I understand where you're coming from, but Apple Intelligence is labelled as a beta feature.
A beta feature, yet marketed as the primary selling point of their newest flagship phone. Something feels off about that.
Releasing betas as a public release would not have been something Apple ever used to do.
And I suspect that they were more between a rock and a hard place with respect to "it has been hyped so much, everyone is expecting something, we've promised something. But so far, it ain't great."
Apple of old wouldn't release. Apple now, does. But I don't think it should be necessarily be painted as some kind of deliberate strategy of theirs.
Sometimes they work great and sometimes.. not so great. They definitely need some work.
I haven’t found them particularly useful but I also don’t get bombarded with notifications.
> Sometimes they work great and sometimes.. not so great.
This simply means they do not work.
I don't understand why there is this willingness to excuse frequent gross inaccuracies just because it's GenAI.
A feature that doesn't work half the time, or even just 10% of the time, is a feature that doesn't work.
> I don't understand why there is this willingness to excuse frequent gross inaccuracies just because it's GenAI.
Not GenAI, but Apple. If this was Google there would have been 5 front page HN stories a day with everyone dragging them through the mud.

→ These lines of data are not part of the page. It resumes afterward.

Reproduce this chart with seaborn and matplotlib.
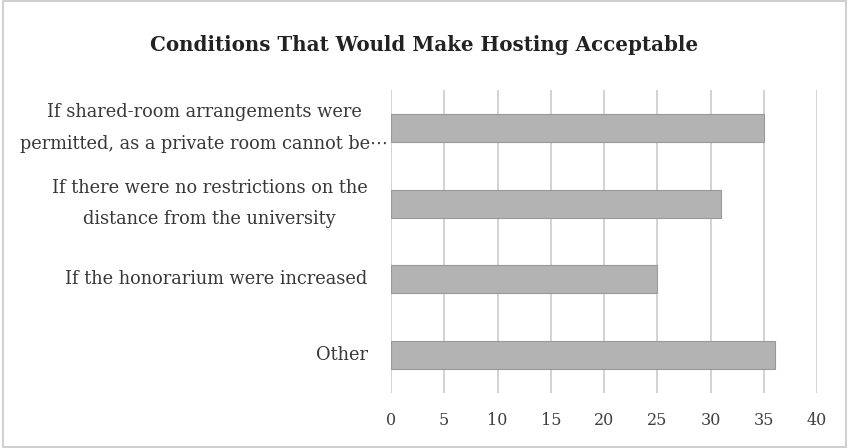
import matplotlib
matplotlib.use("Agg")
import matplotlib.pyplot as plt
import seaborn as sns
import pandas as pd
from matplotlib.patches import Rectangle

conditions = [
    "If shared-room arrangements were\npermitted, as a private room cannot be\u22ef",
    "If there were no restrictions on the\ndistance from the university",
    "If the honorarium were increased",
    "Other",
]
counts = [35, 31, 25, 36]
x_ticks = [0, 5, 10, 15, 20, 25, 30, 35, 40]

df = pd.DataFrame({"condition": conditions, "count": counts})

sns.set_theme(style="white")
plt.rcParams["font.family"] = ["DejaVu Serif", "DejaVu Sans"]

fig = plt.figure(figsize=(8.49, 4.48), dpi=100)
ax = fig.add_axes([0.4605, 0.123, 0.502, 0.676])

ax.set_axisbelow(True)
ax.xaxis.grid(True, color="#cfcfcf", linewidth=1.3)
sns.barplot(data=df, x="count", y="condition", orient="h", color="#b3b3b3",
            edgecolor="#999999", linewidth=0.8, width=0.37, saturation=1, ax=ax)

ax.set_xlim(0, 40)
ax.set_xticks(x_ticks)
ax.set_xlabel("")
ax.set_ylabel("")
for s in ax.spines.values():
    s.set_visible(False)
ax.tick_params(axis="x", labelsize=11.5, colors="#404040", length=0, pad=14)
ax.set_yticklabels([])
ax.tick_params(axis="y", length=0)

# category labels drawn by hand so the long first one can stick out a little
label_x = [-0.007, -0.055, -0.055, -0.055]
for i, txt in enumerate(conditions):
    ax.text(label_x[i], i, txt, transform=ax.get_yaxis_transform(),
            ha="right", va="center", multialignment="center",
            fontsize=12.8, color="#383838", linespacing=1.95)

fig.text(0.5, 0.9, "Conditions That Would Make Hosting Acceptable",
         ha="center", va="center", fontsize=14.3, fontweight="bold", color="#222222")

fig.patches.append(Rectangle((0.003, 0.003), 0.994, 0.994, transform=fig.transFigure,
                             fill=False, edgecolor="#d0d0d0", linewidth=1.5))

fig.savefig("out.png", dpi=100)
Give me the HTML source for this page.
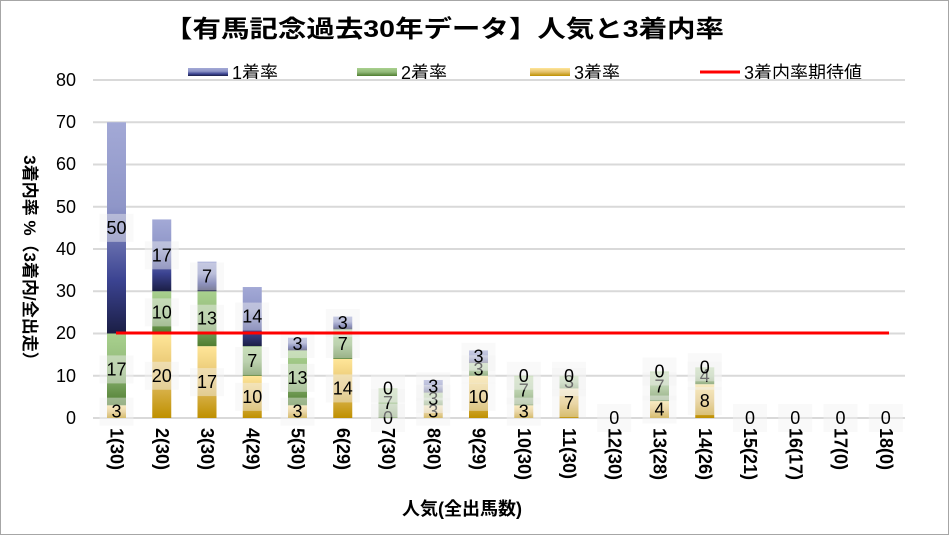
<!DOCTYPE html>
<html><head><meta charset="utf-8"><style>
body{margin:0;background:#fff}
svg{display:block;font-family:"Liberation Sans","Noto Sans CJK JP",sans-serif}
</style></head><body>
<svg width="949" height="535" viewBox="0 0 949 535">
<defs>
<linearGradient id="b" x1="0" y1="0" x2="0" y2="1"><stop offset="0" stop-color="#a3a9d6"/><stop offset="0.4" stop-color="#8f96c8"/><stop offset="0.75" stop-color="#3b4391"/><stop offset="1" stop-color="#1b1e45"/></linearGradient>
<linearGradient id="g" x1="0" y1="0" x2="0" y2="1"><stop offset="0" stop-color="#a9d18e"/><stop offset="0.5" stop-color="#92b97a"/><stop offset="1" stop-color="#4f7d30"/></linearGradient>
<linearGradient id="y" x1="0" y1="0" x2="0" y2="1"><stop offset="0" stop-color="#ffe699"/><stop offset="0.5" stop-color="#e3c06a"/><stop offset="1" stop-color="#bf9000"/></linearGradient>
</defs>
<rect x="0.5" y="0.5" width="948" height="534" fill="#fff" stroke="#a6a6a6"/>
<text x="444" y="37" font-size="24" font-weight="bold" text-anchor="middle" textLength="560" lengthAdjust="spacingAndGlyphs">【有馬記念過去30年データ】人気と3着内率</text>
<g font-size="18">
<rect x="188" y="68" width="40" height="8" fill="url(#b)"/><text x="232" y="79">1着率</text>
<rect x="357" y="68" width="40" height="8" fill="url(#g)"/><text x="401" y="79">2着率</text>
<rect x="530" y="68" width="40" height="8" fill="url(#y)"/><text x="574" y="79">3着率</text>
<line x1="700" y1="72" x2="740" y2="72" stroke="#f00" stroke-width="3"/><text x="744" y="79">3着内率期待値</text>
</g>
<g stroke="#d9d9d9" stroke-width="2">
<line x1="93" x2="905" y1="80" y2="80"/><line x1="93" x2="905" y1="122.25" y2="122.25"/><line x1="93" x2="905" y1="164.5" y2="164.5"/><line x1="93" x2="905" y1="206.75" y2="206.75"/><line x1="93" x2="905" y1="249" y2="249"/><line x1="93" x2="905" y1="291.25" y2="291.25"/><line x1="93" x2="905" y1="333.5" y2="333.5"/><line x1="93" x2="905" y1="375.75" y2="375.75"/><line x1="93" x2="905" y1="418" y2="418"/>
</g>
<g font-size="18" text-anchor="end">
<text x="76" y="86">80</text><text x="76" y="128">70</text><text x="76" y="170">60</text><text x="76" y="213">50</text><text x="76" y="255">40</text><text x="76" y="297">30</text><text x="76" y="339">20</text><text x="76" y="382">10</text><text x="76" y="424">0</text>
</g>
<text transform="translate(24,262) rotate(90)" font-size="17" font-weight="bold" text-anchor="middle">3着内率 %（3着内/全出走）</text>
<text x="462" y="515" font-size="18" font-weight="bold" text-anchor="middle">人気(全出馬数)</text>
<g id="bars"></g>
<g id="labels" font-size="18" text-anchor="middle"></g>
<g id="xl" font-size="18" font-weight="bold"></g>
<line x1="116" y1="333" x2="889" y2="333" stroke="#f00" stroke-width="3"/>
<script>
(function(){
var d=[[3,17,50],[20,10,17],[17,13,7],[10,7,14],[3,13,3],[14,7,3],[0,7,0],[3,3,3],[10,3,3],[3,7,0],[7,3,0],[0,0,0],[4,7,0],[8,4,0],[0,0,0],[0,0,0],[0,0,0],[0,0,0]];
var n=["1(30)","2(30)","3(30)","4(29)","5(30)","6(29)","7(30)","8(30)","9(29)","10(30)","11(30)","12(30)","13(28)","14(26)","15(21)","16(17)","17(0)","18(0)"];
var ns="http://www.w3.org/2000/svg",B=document.getElementById("bars"),L=document.getElementById("labels"),X=document.getElementById("xl");
var f=["url(#y)","url(#g)","url(#b)"],k=4.225;
function el(p,t,a,tx){var e=document.createElementNS(ns,t);for(var q in a)e.setAttribute(q,a[q]);if(tx!=null)e.textContent=String(tx);p.appendChild(e);}
for(var i=0;i<18;i++){var cx=116.5+i*45.25,base=418;
for(var j=0;j<3;j++){var h=d[i][j]*k;var tp=base-h;
if(h>0)el(B,"rect",{x:cx-9.5,y:tp,width:19,height:h,fill:f[j]});
var cy=base-h/2;
if(!(i==11&&j>0)&&!(i>=14&&j>0)){el(L,"rect",{x:cx-17,y:cy-14,width:34,height:28,fill:"rgba(242,242,242,0.45)"});el(L,"text",{x:cx,y:cy+6},d[i][j]);}
base=tp;}
el(X,"text",{transform:"translate("+(cx-6)+",428) rotate(90)"},n[i]);}
})();
</script>
</svg>
</body></html>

This is the issue of any Alexa/voice assistant. Ive had enough errors to make even bothering to use them pointless. And it's made worse by the fact that identical voice commands can be interpreted differently at a later date.
Sounds like the new ringtone. All the rage for a while, then everyone moved on.
Most notifications are pretty terse anyway. Emails are very short these days. I don't use the socials but aren't they all character limited?
Me: M3 Macbook Pro owner with an Android phone. I'm 'eligible' for Apple Intelligence but haven't requested it.
There's not a lot of context for these notifications to work with, so it's not surprising they're bad, even though it is surprising they are this bad. (I wonder if it would be able to summarize the prior sentence!)
In some ways it reminds me of the titles that the OpenAI interface applies to our conversations. It has gotten better over time, but I still have it do weird things like provide titles in Spanish for Rust programming questions that used no language other than English.
When I wrote an AI assistant forever ago now, I kept tweaking the prompt to ask it for title summaries. At some point I had to start threatening the assistant so it would provide me the format I wanted with passive aggressive instructions like "Including semicolons or subtitles will mean you failed your task. You don't want to fail, do you?
Granted that was with GPT 3.5 so today's models should perform much better
The Spanish thing – is there any chance it was Portuguese?
Because .rs → rsrsrs, which is lol in Portuguese. Which would be a genius move.
> I wonder if it would be able to summarize the prior sentence!
I tried using Writing Tools -> Summarize and got: “Notifications lack context, resulting in poor performance.”
I've found them to be pretty good for summarising Slack notifications but less so for Messages.